(DESCRIPTION OF THE TASK): Retype every line from the start of the data down to and including the line with "y_edges = np.linspace(-2.194, 4.254, 14)". Skip the pictures.

* BEGIN *

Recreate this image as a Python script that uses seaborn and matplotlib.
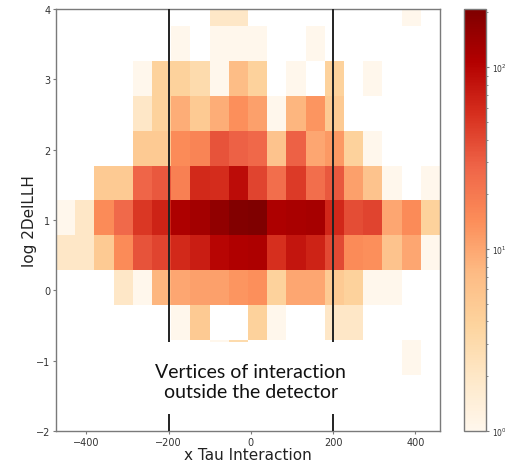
import numpy as np
import pandas as pd
import matplotlib
matplotlib.use("Agg")
import matplotlib.pyplot as plt
from matplotlib.colors import LogNorm
from matplotlib.patches import Rectangle
import seaborn as sns

# Bin edges of the 2D histogram
x_edges = np.linspace(-474, 460, 21)
y_edges = np.linspace(-2.194, 4.254, 14)

# Event counts per bin; rows run from the top y bin down to the bottom one
counts = [
    [0, 0, 0, 0, 0, 0, 0, 0, 2, 2, 0, 0, 0, 0, 0, 0, 0, 0, 1, 0],
    [0, 0, 0, 0, 0, 0, 1, 0, 1, 1, 1, 0, 0, 1, 0, 0, 0, 0, 0, 0],
    [0, 0, 0, 0, 1, 4, 4, 3, 1, 7, 4, 0, 1, 0, 4, 0, 1, 0, 0, 0],
    [0, 0, 0, 0, 2, 4, 9, 5, 9, 14, 11, 1, 8, 13, 5, 0, 0, 0, 0, 0],
    [0, 0, 0, 0, 5, 5, 15, 17, 35, 30, 27, 6, 30, 10, 12, 4, 1, 0, 0, 0],
    [0, 0, 5, 5, 28, 33, 18, 60, 58, 90, 42, 24, 48, 24, 33, 11, 6, 1, 0, 1],
    [1, 2, 15, 26, 50, 65, 115, 130, 165, 200, 209, 115, 120, 125, 62, 38, 42, 10, 15, 4],
    [2, 2, 5, 15, 35, 42, 60, 72, 100, 110, 115, 55, 80, 65, 40, 15, 14, 6, 10, 1],
    [0, 0, 0, 2, 1, 8, 10, 11, 11, 13, 14, 4, 10, 10, 5, 4, 1, 1, 0, 0],
    [0, 0, 0, 0, 0, 0, 1, 5, 0, 0, 4, 1, 0, 0, 2, 2, 0, 0, 0, 0],
    [0, 0, 0, 0, 0, 0, 0, 0, 1, 3, 0, 0, 0, 0, 0, 0, 0, 0, 1, 0],
    [0, 0, 0, 0, 0, 0, 0, 0, 0, 0, 0, 0, 0, 0, 0, 0, 0, 0, 0, 0],
    [0, 0, 0, 0, 0, 0, 0, 0, 0, 0, 0, 0, 0, 0, 0, 0, 0, 0, 0, 0],
]

x_ticks = [-400, -200, 0, 200, 400]
y_ticks = [-2, -1, 0, 1, 2, 3, 4]
detector_edges = [-200, 200]
note = "Vertices of interaction\noutside the detector"

sns.set_style("ticks")
plt.rcParams.update({
    "axes.edgecolor": "#7a7a7a",
    "xtick.color": "#7a7a7a",
    "ytick.color": "#7a7a7a",
    "xtick.labelcolor": "#333333",
    "ytick.labelcolor": "#333333",
    "axes.linewidth": 1.0,
})

grid = np.array(counts, dtype=float)
xc = 0.5 * (x_edges[:-1] + x_edges[1:])
yc = (0.5 * (y_edges[:-1] + y_edges[1:]))[::-1]
X, Y = np.meshgrid(xc, yc)
df = pd.DataFrame({"x": X.ravel(), "y": Y.ravel(), "n": grid.ravel()})

fig = plt.figure(figsize=(5.06, 4.64), dpi=100)
ax = fig.add_axes([56 / 506, 32 / 464, 384 / 506, 422 / 464])
cax = fig.add_axes([464 / 506, 32 / 464, 22 / 506, 422 / 464])

sns.histplot(data=df, x="x", y="y", weights="n", bins=[x_edges, y_edges],
             cmap="OrRd", ax=ax, cbar=False)
mesh = ax.collections[0]
mesh.set_norm(LogNorm(vmin=1, vmax=grid.max()))

for xv in detector_edges:
    ax.axvline(xv, color="#222222", lw=1.4, zorder=3)

ax.add_patch(Rectangle((-245, -1.76), 490, 1.025, facecolor="white",
                       edgecolor="none", zorder=4))
ax.text(0, -1.30, note, ha="center", va="center", fontsize=14,
        family="Lato", color="#111111", linespacing=1.22, zorder=5)

ax.set_xlim(x_edges[0], x_edges[-1])
ax.set_ylim(-2, 4)
ax.set_xticks(x_ticks)
ax.set_yticks(y_ticks)
ax.tick_params(labelsize=7, length=2.5, pad=1.5)
ax.set_xlabel("x Tau Interaction", fontsize=11, color="#222222", labelpad=0)
ax.set_ylabel("log 2DelLLH", fontsize=11, color="#222222", labelpad=-1)
for s in ax.spines.values():
    s.set_visible(True)

cb = fig.colorbar(mesh, cax=cax)
cb.outline.set_edgecolor("#7a7a7a")
cb.ax.tick_params(which="both", labelsize=5.5, colors="#7a7a7a",
                  labelcolor="#333333", pad=1.5)
cb.ax.tick_params(which="major", length=2.5)
cb.ax.tick_params(which="minor", length=1.5)

fig.savefig("out.png", dpi=100)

* END *

(ANSWER):
Recreate this image as a Python script that uses seaborn and matplotlib.
import numpy as np
import pandas as pd
import matplotlib
matplotlib.use("Agg")
import matplotlib.pyplot as plt
from matplotlib.colors import LogNorm
from matplotlib.patches import Rectangle
import seaborn as sns

# Bin edges of the 2D histogram
x_edges = np.linspace(-474, 460, 21)
y_edges = np.linspace(-2.194, 4.254, 14)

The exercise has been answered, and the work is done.